Nearly 60 per cent of rivers now flow with either too much or too little water. The WMO says 2024 was the sixth year in a row where there has been a “clear imbalance”, reflecting the world’s increasingly erratic water cycle.
Extreme events are compounding the unpredictability of water resources. In Africa’s tropical zone, unusually heavy rainfall in 2024 resulted in around 2,500 deaths and 4 million people displaced. Europe experienced its most extensive flooding since 2013, with one-third of river networks exceeding high flood thresholds.
In Asia and the Pacific, record-breaking rainfall and tropical cyclones resulted in more than 1,000 fatalities.
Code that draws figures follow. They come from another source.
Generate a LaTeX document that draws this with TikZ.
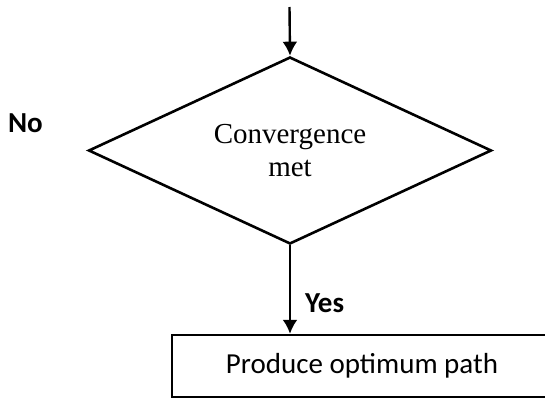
\documentclass[tikz,border=0pt]{standalone}
\usepackage{fontspec}
\setmainfont{Liberation Serif}
\newfontfamily\calib{Carlito}
\usetikzlibrary{shapes.geometric,positioning,arrows.meta}
\begin{document}
\begin{tikzpicture}[x=0.5pt, y=0.5pt,
		decision/.style={draw, diamond, line width=1.3pt, inner sep=0pt, aspect=2.155, minimum width=201.5pt, minimum height=93.5pt, align=center, font=\fontsize{14.5}{16.5}\selectfont},
		process/.style={draw, line width=1.2pt, minimum width=205pt, minimum height=31pt},
		txt/.style={inner sep=0pt, font=\calib\fontsize{14.5}{16.5}\selectfont},
		lbl/.style={inner sep=0pt, font=\calib\bfseries\fontsize{14.5}{16.5}\selectfont},
		flow/.style={-{Latex[width=7.5pt,length=7pt]}, line width=1.2pt}]
		\useasboundingbox (0,0) rectangle (545,398);
		\node[decision] (conv) at (290,247.5) {Convergence\\met};
		\node[process, anchor=west] (prod) at (171,32) {};
		\node[txt] (prodtxt) at (362,32) {Produce optimum path};
		\coordinate (in) at (289.5,391);
		\node[lbl, above left=8.5pt and 22pt of conv.west] (no) {No};
		\draw[flow] (in) -- (conv.north);
		\draw[flow] (conv.south) -- node[lbl, right=7pt, pos=.65] (yes) {Yes} (conv.south |- prod.north);
	\end{tikzpicture}
\end{document}
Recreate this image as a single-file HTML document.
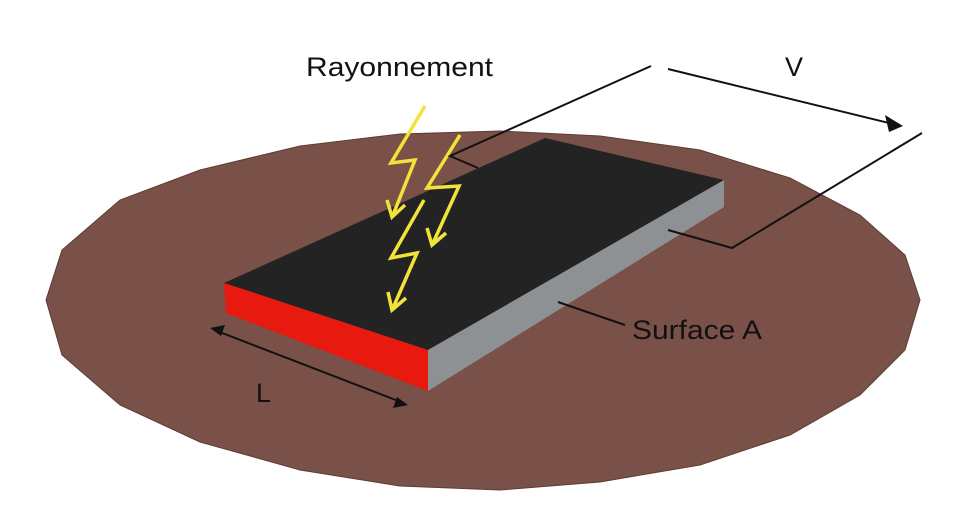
<!DOCTYPE html>
<html><head><meta charset="utf-8"><style>
html,body{margin:0;padding:0;background:#fff;width:955px;height:512px;overflow:hidden}
text{font-family:"Liberation Sans",sans-serif;fill:#111}
</style></head><body>
<svg width="955" height="512" viewBox="0 0 955 512" xmlns="http://www.w3.org/2000/svg">
<polygon fill="#7a5148" stroke="#5e3c34" stroke-width="1" points="46,300 62,250 120,200 200,170 300,146 400,134 500,131 600,136 700,150 790,178 860,215 905,255 920,300 905,350 860,395 790,435 700,465 600,482 500,490 400,486 300,470 200,442 120,405 62,355"/>
<polygon fill="#232323" points="224,283 545,138 724,180 428,350"/>
<polygon fill="#e8190f" points="224,283 428,350 428,391 226,313"/>
<polygon fill="#8e9193" points="428,350 724,180 724,207 428,391"/>
<g fill="none" stroke="#f2e33a" stroke-width="3.5" stroke-linejoin="miter">
<polyline points="425,106 391,163 415,160 393,215"/>
<polyline points="387,200 392,217 405,205"/>
<polyline points="460,135 427,188 459,186 433,243"/>
<polyline points="427,228 432,245 446,233"/>
<polyline points="424,200 391,258 417,253 393,308"/>
<polyline points="388,292 392,310 406,298"/>
</g>
<g fill="none" stroke="#111" stroke-width="2">
<polyline points="651,66 450,156 478,168"/>
<line x1="668" y1="69" x2="893" y2="124"/>
<polyline points="922,133 732,248 668,230"/>
<line x1="558" y1="302" x2="625" y2="325"/>
<line x1="217" y1="331" x2="401" y2="402"/>
</g>
<polygon fill="#111" points="903,126 885,115 889,132"/>
<polygon fill="#111" points="210,328 225,325 221,336"/>
<polygon fill="#111" points="408,405 393,408 397,397"/>
<text x="306" y="76" font-size="27" textLength="187" lengthAdjust="spacingAndGlyphs">Rayonnement</text>
<text x="785" y="76" font-size="27">V</text>
<text x="632" y="339" font-size="27" textLength="130" lengthAdjust="spacingAndGlyphs">Surface A</text>
<text x="256" y="402" font-size="27">L</text>
</svg>
</body></html>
Brazil saw simultaneous extremes as catastrophic flooding in the south of the country killed 183 people, while the continuation of the 2023 drought in the Amazon basin affected 59 per cent of the country’s territory.
Billions at risk from unpredictable water resources
The report confirms what communities on the frontlines have known for years, according to Patience Mukuyu, WaterAid’s lead policy analyst on water security and climate resilience.
“Earth’s water cycle - our planet’s most vital system - is spiralling out of control.”
Mukuyu adds that the climate crisis is being felt through “one clear signal” - too little water or far too much.
“This is threatening food, energy, health, and human security worldwide, and costing billions of dollars and lives.”
An estimated 3.6 billion people around the world face inadequate access to water at least one month a day, according to UN Water. That number is expected to rise to more than 5 billion by 2050.
The WMO says the report highlights the critical need for improved monitoring and data sharing with reliable, science-based information, more important than ever.
“Without data, we risk flying blind,” Saulo added.